→ **Objective**: Copy out each line of the material in which the word "this" appears.

→ **Information given**:
········
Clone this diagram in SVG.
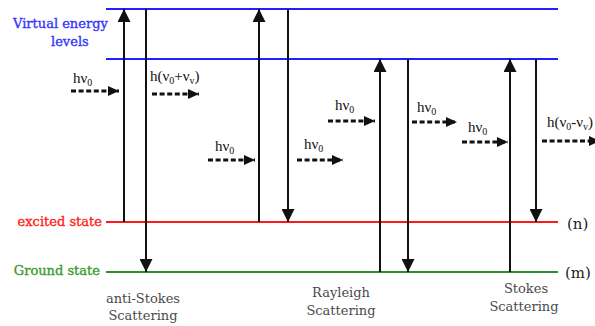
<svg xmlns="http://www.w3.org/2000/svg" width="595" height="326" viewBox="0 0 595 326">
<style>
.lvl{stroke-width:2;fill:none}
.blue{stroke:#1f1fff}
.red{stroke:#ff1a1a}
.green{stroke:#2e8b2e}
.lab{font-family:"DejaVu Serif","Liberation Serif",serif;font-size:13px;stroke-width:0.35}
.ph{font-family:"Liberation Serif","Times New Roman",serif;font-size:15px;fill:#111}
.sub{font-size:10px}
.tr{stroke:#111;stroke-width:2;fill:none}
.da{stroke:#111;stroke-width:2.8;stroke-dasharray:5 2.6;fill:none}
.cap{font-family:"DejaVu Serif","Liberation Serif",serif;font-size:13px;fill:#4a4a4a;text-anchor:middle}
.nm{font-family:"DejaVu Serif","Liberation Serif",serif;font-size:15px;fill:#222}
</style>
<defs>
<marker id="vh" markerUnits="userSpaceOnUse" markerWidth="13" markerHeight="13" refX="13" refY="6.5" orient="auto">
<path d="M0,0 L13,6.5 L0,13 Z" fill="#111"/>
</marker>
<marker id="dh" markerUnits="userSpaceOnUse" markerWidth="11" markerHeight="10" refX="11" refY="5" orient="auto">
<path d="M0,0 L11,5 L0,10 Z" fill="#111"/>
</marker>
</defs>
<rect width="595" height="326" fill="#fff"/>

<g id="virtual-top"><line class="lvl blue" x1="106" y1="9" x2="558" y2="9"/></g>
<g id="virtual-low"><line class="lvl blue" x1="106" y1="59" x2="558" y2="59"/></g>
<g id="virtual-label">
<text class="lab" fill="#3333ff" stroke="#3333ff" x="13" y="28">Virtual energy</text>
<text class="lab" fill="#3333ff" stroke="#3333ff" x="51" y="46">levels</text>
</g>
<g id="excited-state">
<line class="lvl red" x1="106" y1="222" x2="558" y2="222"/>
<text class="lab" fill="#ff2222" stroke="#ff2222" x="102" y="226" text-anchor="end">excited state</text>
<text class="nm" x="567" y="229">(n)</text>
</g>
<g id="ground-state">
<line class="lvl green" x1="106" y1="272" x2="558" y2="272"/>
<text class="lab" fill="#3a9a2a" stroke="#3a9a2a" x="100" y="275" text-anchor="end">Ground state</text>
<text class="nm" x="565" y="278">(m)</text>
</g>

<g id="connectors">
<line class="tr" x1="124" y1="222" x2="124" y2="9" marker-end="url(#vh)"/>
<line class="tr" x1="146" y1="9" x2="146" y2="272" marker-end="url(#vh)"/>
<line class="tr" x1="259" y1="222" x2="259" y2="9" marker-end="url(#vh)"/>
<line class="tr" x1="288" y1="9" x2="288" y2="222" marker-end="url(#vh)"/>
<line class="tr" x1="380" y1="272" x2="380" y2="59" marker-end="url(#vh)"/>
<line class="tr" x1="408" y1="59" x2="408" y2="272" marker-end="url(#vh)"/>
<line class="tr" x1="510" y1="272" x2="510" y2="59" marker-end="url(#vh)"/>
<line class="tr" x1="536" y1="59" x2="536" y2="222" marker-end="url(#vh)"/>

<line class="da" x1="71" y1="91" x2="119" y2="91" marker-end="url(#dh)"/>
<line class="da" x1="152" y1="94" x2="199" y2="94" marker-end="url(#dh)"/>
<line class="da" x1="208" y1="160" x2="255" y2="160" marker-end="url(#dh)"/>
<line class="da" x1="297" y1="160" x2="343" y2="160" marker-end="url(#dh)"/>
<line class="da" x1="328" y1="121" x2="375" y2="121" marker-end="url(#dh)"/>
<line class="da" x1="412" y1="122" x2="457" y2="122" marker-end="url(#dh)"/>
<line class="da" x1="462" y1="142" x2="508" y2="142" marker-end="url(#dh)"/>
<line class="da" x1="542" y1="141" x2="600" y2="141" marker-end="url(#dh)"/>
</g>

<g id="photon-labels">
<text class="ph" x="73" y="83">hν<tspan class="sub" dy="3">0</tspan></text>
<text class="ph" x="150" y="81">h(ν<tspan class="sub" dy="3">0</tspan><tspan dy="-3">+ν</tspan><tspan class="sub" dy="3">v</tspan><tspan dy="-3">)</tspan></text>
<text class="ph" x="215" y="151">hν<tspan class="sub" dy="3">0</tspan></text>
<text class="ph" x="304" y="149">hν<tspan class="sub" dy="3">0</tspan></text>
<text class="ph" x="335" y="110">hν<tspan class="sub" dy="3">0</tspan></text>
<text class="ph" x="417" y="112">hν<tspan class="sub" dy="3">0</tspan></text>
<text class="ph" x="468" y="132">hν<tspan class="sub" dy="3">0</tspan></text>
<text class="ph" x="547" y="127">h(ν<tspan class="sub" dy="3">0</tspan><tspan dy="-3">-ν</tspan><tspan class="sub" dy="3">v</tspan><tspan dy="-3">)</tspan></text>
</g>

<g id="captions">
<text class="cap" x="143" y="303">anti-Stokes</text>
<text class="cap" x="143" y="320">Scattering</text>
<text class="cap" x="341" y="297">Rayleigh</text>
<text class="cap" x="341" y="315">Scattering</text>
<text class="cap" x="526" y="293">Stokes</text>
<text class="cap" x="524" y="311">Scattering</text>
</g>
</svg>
········
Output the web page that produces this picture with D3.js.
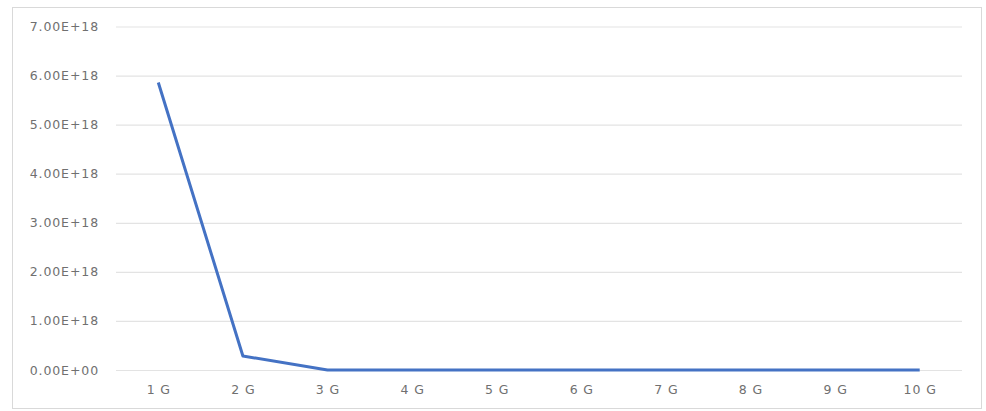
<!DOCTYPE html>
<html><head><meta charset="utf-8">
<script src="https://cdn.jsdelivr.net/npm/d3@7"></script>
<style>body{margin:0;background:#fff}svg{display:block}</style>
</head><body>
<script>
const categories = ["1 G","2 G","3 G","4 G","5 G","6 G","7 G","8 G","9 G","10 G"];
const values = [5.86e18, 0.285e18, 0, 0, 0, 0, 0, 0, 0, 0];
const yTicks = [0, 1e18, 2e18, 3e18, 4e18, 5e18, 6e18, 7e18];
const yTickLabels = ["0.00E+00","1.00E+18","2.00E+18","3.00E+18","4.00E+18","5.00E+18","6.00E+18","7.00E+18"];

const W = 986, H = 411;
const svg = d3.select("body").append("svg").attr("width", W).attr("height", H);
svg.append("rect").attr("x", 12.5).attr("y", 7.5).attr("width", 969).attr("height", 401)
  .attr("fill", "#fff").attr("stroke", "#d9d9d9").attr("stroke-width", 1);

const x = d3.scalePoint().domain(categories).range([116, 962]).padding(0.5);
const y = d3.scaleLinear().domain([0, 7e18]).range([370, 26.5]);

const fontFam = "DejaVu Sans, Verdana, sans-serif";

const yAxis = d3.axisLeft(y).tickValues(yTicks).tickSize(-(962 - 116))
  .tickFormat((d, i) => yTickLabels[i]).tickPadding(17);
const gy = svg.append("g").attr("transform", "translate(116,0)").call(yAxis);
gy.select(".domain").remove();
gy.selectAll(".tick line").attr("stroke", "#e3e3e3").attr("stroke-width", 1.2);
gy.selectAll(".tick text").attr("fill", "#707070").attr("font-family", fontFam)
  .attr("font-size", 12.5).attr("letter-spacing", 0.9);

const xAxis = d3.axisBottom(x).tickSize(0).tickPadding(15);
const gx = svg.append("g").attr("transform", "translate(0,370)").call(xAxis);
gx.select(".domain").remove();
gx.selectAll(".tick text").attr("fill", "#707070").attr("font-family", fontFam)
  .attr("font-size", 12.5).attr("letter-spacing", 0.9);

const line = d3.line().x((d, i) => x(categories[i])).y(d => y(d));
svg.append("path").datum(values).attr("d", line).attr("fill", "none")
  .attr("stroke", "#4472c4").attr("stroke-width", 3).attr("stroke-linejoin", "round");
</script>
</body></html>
········
→ **Complete output**:
Clone this diagram in SVG.
Output the web page that produces this picture with D3.js.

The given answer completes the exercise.